_EXERCISE OBJECTIVE:_ Copy each line below exactly and leave the pictures out.

☆ ☆ ☆

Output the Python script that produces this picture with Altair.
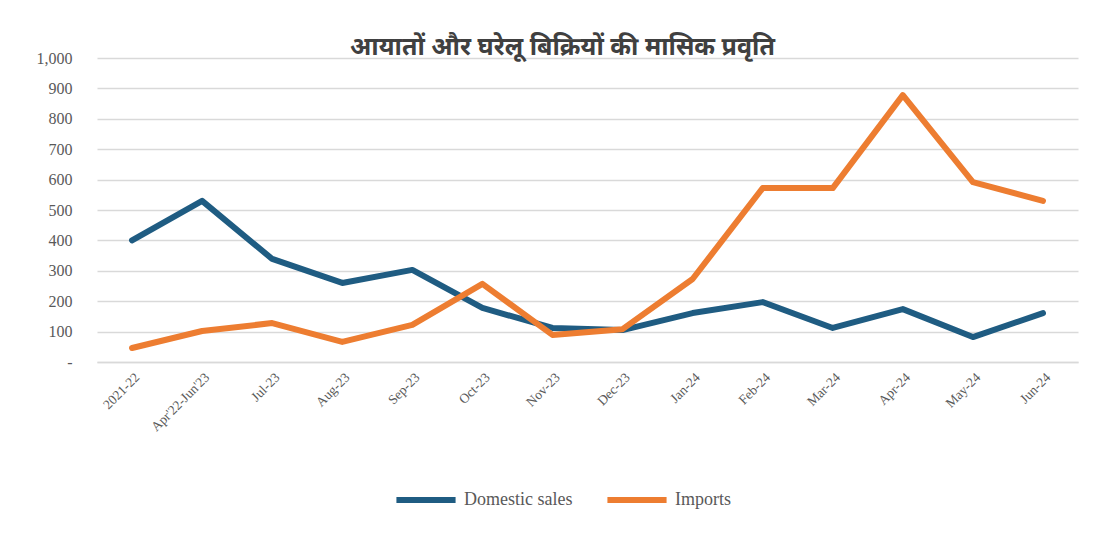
import altair as alt
import pandas as pd

categories = ["2021-22", "Apr'22-Jun'23", "Jul-23", "Aug-23", "Sep-23", "Oct-23", "Nov-23",
              "Dec-23", "Jan-24", "Feb-24", "Mar-24", "Apr-24", "May-24", "Jun-24"]
domestic_sales = [400, 530, 339, 260, 303, 178, 112, 105, 161, 197, 112, 174, 82, 161]
imports = [46, 102, 128, 66, 122, 257, 89, 108, 273, 572, 572, 878, 592, 530]
series_names = ["Domestic sales", "Imports"]
series_colors = ["#1F5C82", "#ED7D31"]
y_ticks = [0, 100, 200, 300, 400, 500, 600, 700, 800, 900, 1000]

rows = []
for i, c in enumerate(categories):
    rows.append({"cat": c, "series": series_names[0], "value": domestic_sales[i]})
    rows.append({"cat": c, "series": series_names[1], "value": imports[i]})
df = pd.DataFrame(rows)

serif = "Liberation Serif"

chart = alt.Chart(df).mark_line(strokeWidth=6, strokeCap="round", strokeJoin="round").encode(
    x=alt.X("cat:N", sort=categories, title=None,
            scale=alt.Scale(paddingOuter=0.5),
            axis=alt.Axis(labelAngle=-45, labelFont=serif, labelFontSize=13.5,
                          labelColor="#595959", ticks=False, domain=True,
                          domainColor="#D9D9D9", domainWidth=1.5, labelPadding=8,
                          grid=False)),
    y=alt.Y("value:Q", title=None,
            scale=alt.Scale(domain=[0, 1000], nice=False),
            axis=alt.Axis(values=y_ticks,
                          labelExpr="datum.value == 0 ? '-' : format(datum.value, ',')",
                          labelFont=serif, labelFontSize=16, labelColor="#595959",
                          ticks=False, domain=False, labelPadding=25,
                          grid=True, gridColor="#D9D9D9", gridWidth=1.5)),
    color=alt.Color("series:N", sort=series_names,
                    scale=alt.Scale(domain=series_names, range=series_colors),
                    legend=alt.Legend(title=None, orient="none", direction="horizontal",
                                      legendX=296, legendY=409,
                                      symbolType="stroke", symbolSize=3500,
                                      symbolStrokeWidth=6, labelFont=serif,
                                      labelFontSize=18, labelColor="#595959",
                                      columnPadding=22, labelOffset=5)),
    detail="series:N",
).properties(
    width=981,
    height=304,
    background="white",
    title=alt.Title("आयातों और घरेलू बिक्रियों की मासिक प्रवृति",
                    font="Noto Sans", fontSize=25, fontWeight="bold",
                    color="#404040", anchor="middle", offset=4, dx=-25, dy=14),
    autosize=alt.AutoSizeParams(type="none"),
    padding={"left": 89, "top": 50, "right": 20, "bottom": 150},
).configure_view(stroke=None)

chart.save("out.html", embed_options={"renderer": "svg", "actions": False})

☆ ☆ ☆

_FULL RESPONSE:_
Output the Python script that produces this picture with Altair.
import altair as alt
import pandas as pd

categories = ["2021-22", "Apr'22-Jun'23", "Jul-23", "Aug-23", "Sep-23", "Oct-23", "Nov-23",
              "Dec-23", "Jan-24", "Feb-24", "Mar-24", "Apr-24", "May-24", "Jun-24"]
domestic_sales = [400, 530, 339, 260, 303, 178, 112, 105, 161, 197, 112, 174, 82, 161]
imports = [46, 102, 128, 66, 122, 257, 89, 108, 273, 572, 572, 878, 592, 530]
series_names = ["Domestic sales", "Imports"]
series_colors = ["#1F5C82", "#ED7D31"]
y_ticks = [0, 100, 200, 300, 400, 500, 600, 700, 800, 900, 1000]

rows = []
for i, c in enumerate(categories):
    rows.append({"cat": c, "series": series_names[0], "value": domestic_sales[i]})
    rows.append({"cat": c, "series": series_names[1], "value": imports[i]})
df = pd.DataFrame(rows)

serif = "Liberation Serif"

chart = alt.Chart(df).mark_line(strokeWidth=6, strokeCap="round", strokeJoin="round").encode(
    x=alt.X("cat:N", sort=categories, title=None,
            scale=alt.Scale(paddingOuter=0.5),
            axis=alt.Axis(labelAngle=-45, labelFont=serif, labelFontSize=13.5,
                          labelColor="#595959", ticks=False, domain=True,
                          domainColor="#D9D9D9", domainWidth=1.5, labelPadding=8,
                          grid=False)),
    y=alt.Y("value:Q", title=None,
            scale=alt.Scale(domain=[0, 1000], nice=False),
            axis=alt.Axis(values=y_ticks,
                          labelExpr="datum.value == 0 ? '-' : format(datum.value, ',')",
                          labelFont=serif, labelFontSize=16, labelColor="#595959",
                          ticks=False, domain=False, labelPadding=25,
                          grid=True, gridColor="#D9D9D9", gridWidth=1.5)),
    color=alt.Color("series:N", sort=series_names,
                    scale=alt.Scale(domain=series_names, range=series_colors),
                    legend=alt.Legend(title=None, orient="none", direction="horizontal",
                                      legendX=296, legendY=409,
                                      symbolType="stroke", symbolSize=3500,
                                      symbolStrokeWidth=6, labelFont=serif,
                                      labelFontSize=18, labelColor="#595959",
                                      columnPadding=22, labelOffset=5)),
    detail="series:N",
).properties(
    width=981,
    height=304,
    background="white",
    title=alt.Title("आयातों और घरेलू बिक्रियों की मासिक प्रवृति",
                    font="Noto Sans", fontSize=25, fontWeight="bold",
                    color="#404040", anchor="middle", offset=4, dx=-25, dy=14),
    autosize=alt.AutoSizeParams(type="none"),
    padding={"left": 89, "top": 50, "right": 20, "bottom": 150},
).configure_view(stroke=None)

chart.save("out.html", embed_options={"renderer": "svg", "actions": False})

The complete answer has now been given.